## WORK TO BE COMPLETED:
Give the entries again exactly, every one of them.

## DATA FOR PROCESSING:
•••••

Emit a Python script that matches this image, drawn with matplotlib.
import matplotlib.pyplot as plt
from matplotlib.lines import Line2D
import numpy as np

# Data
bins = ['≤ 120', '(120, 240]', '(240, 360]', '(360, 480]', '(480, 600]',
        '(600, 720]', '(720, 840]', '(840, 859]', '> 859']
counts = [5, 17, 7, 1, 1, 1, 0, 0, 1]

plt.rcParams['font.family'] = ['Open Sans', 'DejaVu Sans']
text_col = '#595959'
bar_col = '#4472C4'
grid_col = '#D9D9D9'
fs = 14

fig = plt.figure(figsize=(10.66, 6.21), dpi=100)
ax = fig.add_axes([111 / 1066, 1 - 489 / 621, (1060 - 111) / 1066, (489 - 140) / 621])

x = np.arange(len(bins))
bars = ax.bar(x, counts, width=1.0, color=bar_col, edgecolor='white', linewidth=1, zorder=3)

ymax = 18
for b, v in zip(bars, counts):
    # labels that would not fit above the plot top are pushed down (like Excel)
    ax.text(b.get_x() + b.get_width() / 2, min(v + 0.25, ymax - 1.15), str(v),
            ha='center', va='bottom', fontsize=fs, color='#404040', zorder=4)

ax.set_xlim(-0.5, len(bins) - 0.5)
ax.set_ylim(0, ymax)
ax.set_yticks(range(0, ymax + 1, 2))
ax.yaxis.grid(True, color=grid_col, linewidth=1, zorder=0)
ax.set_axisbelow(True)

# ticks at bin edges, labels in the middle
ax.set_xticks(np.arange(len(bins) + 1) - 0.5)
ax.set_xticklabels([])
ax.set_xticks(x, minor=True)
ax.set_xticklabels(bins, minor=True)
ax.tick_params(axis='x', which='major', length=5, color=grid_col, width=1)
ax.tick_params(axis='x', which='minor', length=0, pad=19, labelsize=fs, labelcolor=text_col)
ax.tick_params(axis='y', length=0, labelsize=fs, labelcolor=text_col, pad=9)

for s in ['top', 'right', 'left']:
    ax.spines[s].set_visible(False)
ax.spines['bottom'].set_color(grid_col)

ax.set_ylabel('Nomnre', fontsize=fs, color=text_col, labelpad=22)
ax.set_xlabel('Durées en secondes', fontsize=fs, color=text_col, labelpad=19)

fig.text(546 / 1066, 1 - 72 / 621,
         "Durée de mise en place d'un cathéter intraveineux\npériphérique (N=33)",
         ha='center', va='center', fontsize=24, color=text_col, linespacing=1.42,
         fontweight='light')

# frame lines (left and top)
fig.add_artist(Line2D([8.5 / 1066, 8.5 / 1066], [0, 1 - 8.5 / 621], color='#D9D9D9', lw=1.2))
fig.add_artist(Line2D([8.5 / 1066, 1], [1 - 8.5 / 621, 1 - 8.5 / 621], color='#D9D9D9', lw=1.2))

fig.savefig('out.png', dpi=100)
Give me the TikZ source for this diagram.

•••••

## FINISHED ANSWER:
Emit a Python script that matches this image, drawn with matplotlib.
import matplotlib.pyplot as plt
from matplotlib.lines import Line2D
import numpy as np

# Data
bins = ['≤ 120', '(120, 240]', '(240, 360]', '(360, 480]', '(480, 600]',
        '(600, 720]', '(720, 840]', '(840, 859]', '> 859']
counts = [5, 17, 7, 1, 1, 1, 0, 0, 1]

plt.rcParams['font.family'] = ['Open Sans', 'DejaVu Sans']
text_col = '#595959'
bar_col = '#4472C4'
grid_col = '#D9D9D9'
fs = 14

fig = plt.figure(figsize=(10.66, 6.21), dpi=100)
ax = fig.add_axes([111 / 1066, 1 - 489 / 621, (1060 - 111) / 1066, (489 - 140) / 621])

x = np.arange(len(bins))
bars = ax.bar(x, counts, width=1.0, color=bar_col, edgecolor='white', linewidth=1, zorder=3)

ymax = 18
for b, v in zip(bars, counts):
    # labels that would not fit above the plot top are pushed down (like Excel)
    ax.text(b.get_x() + b.get_width() / 2, min(v + 0.25, ymax - 1.15), str(v),
            ha='center', va='bottom', fontsize=fs, color='#404040', zorder=4)

ax.set_xlim(-0.5, len(bins) - 0.5)
ax.set_ylim(0, ymax)
ax.set_yticks(range(0, ymax + 1, 2))
ax.yaxis.grid(True, color=grid_col, linewidth=1, zorder=0)
ax.set_axisbelow(True)

# ticks at bin edges, labels in the middle
ax.set_xticks(np.arange(len(bins) + 1) - 0.5)
ax.set_xticklabels([])
ax.set_xticks(x, minor=True)
ax.set_xticklabels(bins, minor=True)
ax.tick_params(axis='x', which='major', length=5, color=grid_col, width=1)
ax.tick_params(axis='x', which='minor', length=0, pad=19, labelsize=fs, labelcolor=text_col)
ax.tick_params(axis='y', length=0, labelsize=fs, labelcolor=text_col, pad=9)

for s in ['top', 'right', 'left']:
    ax.spines[s].set_visible(False)
ax.spines['bottom'].set_color(grid_col)

ax.set_ylabel('Nomnre', fontsize=fs, color=text_col, labelpad=22)
ax.set_xlabel('Durées en secondes', fontsize=fs, color=text_col, labelpad=19)

fig.text(546 / 1066, 1 - 72 / 621,
         "Durée de mise en place d'un cathéter intraveineux\npériphérique (N=33)",
         ha='center', va='center', fontsize=24, color=text_col, linespacing=1.42,
         fontweight='light')

# frame lines (left and top)
fig.add_artist(Line2D([8.5 / 1066, 8.5 / 1066], [0, 1 - 8.5 / 621], color='#D9D9D9', lw=1.2))
fig.add_artist(Line2D([8.5 / 1066, 1], [1 - 8.5 / 621, 1 - 8.5 / 621], color='#D9D9D9', lw=1.2))

fig.savefig('out.png', dpi=100)
Give me the TikZ source for this diagram.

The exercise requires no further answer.